## Objective
Would you return the complete listing below word for word?

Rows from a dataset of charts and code
------------------------------------------------------------

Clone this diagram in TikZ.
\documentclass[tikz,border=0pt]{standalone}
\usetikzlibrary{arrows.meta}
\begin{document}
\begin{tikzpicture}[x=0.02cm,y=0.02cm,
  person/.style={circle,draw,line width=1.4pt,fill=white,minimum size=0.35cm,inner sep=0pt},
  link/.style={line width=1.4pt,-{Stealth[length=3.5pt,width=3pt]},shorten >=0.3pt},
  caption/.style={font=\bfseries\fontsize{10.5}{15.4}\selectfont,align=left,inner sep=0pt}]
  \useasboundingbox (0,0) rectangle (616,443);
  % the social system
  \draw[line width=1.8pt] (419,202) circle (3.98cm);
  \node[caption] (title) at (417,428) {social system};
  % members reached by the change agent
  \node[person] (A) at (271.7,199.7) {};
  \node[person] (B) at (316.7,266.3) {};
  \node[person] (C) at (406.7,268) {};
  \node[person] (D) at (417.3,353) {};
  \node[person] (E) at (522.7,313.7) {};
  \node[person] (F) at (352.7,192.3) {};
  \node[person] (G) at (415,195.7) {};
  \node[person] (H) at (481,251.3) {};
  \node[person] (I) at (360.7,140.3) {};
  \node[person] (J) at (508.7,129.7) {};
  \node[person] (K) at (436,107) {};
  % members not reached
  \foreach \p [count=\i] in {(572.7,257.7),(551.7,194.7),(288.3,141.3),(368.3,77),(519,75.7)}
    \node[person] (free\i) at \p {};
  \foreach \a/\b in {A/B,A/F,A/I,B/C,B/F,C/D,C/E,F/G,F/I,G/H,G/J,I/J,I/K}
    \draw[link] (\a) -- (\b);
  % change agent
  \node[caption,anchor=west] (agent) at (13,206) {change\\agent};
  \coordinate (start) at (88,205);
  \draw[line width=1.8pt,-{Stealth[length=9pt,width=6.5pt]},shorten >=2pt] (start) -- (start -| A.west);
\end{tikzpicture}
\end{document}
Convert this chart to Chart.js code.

------------------------------------------------------------

## Solved exercise
Clone this diagram in TikZ.
\documentclass[tikz,border=0pt]{standalone}
\usetikzlibrary{arrows.meta}
\begin{document}
\begin{tikzpicture}[x=0.02cm,y=0.02cm,
  person/.style={circle,draw,line width=1.4pt,fill=white,minimum size=0.35cm,inner sep=0pt},
  link/.style={line width=1.4pt,-{Stealth[length=3.5pt,width=3pt]},shorten >=0.3pt},
  caption/.style={font=\bfseries\fontsize{10.5}{15.4}\selectfont,align=left,inner sep=0pt}]
  \useasboundingbox (0,0) rectangle (616,443);
  % the social system
  \draw[line width=1.8pt] (419,202) circle (3.98cm);
  \node[caption] (title) at (417,428) {social system};
  % members reached by the change agent
  \node[person] (A) at (271.7,199.7) {};
  \node[person] (B) at (316.7,266.3) {};
  \node[person] (C) at (406.7,268) {};
  \node[person] (D) at (417.3,353) {};
  \node[person] (E) at (522.7,313.7) {};
  \node[person] (F) at (352.7,192.3) {};
  \node[person] (G) at (415,195.7) {};
  \node[person] (H) at (481,251.3) {};
  \node[person] (I) at (360.7,140.3) {};
  \node[person] (J) at (508.7,129.7) {};
  \node[person] (K) at (436,107) {};
  % members not reached
  \foreach \p [count=\i] in {(572.7,257.7),(551.7,194.7),(288.3,141.3),(368.3,77),(519,75.7)}
    \node[person] (free\i) at \p {};
  \foreach \a/\b in {A/B,A/F,A/I,B/C,B/F,C/D,C/E,F/G,F/I,G/H,G/J,I/J,I/K}
    \draw[link] (\a) -- (\b);
  % change agent
  \node[caption,anchor=west] (agent) at (13,206) {change\\agent};
  \coordinate (start) at (88,205);
  \draw[line width=1.8pt,-{Stealth[length=9pt,width=6.5pt]},shorten >=2pt] (start) -- (start -| A.west);
\end{tikzpicture}
\end{document}
Convert this chart to Chart.js code.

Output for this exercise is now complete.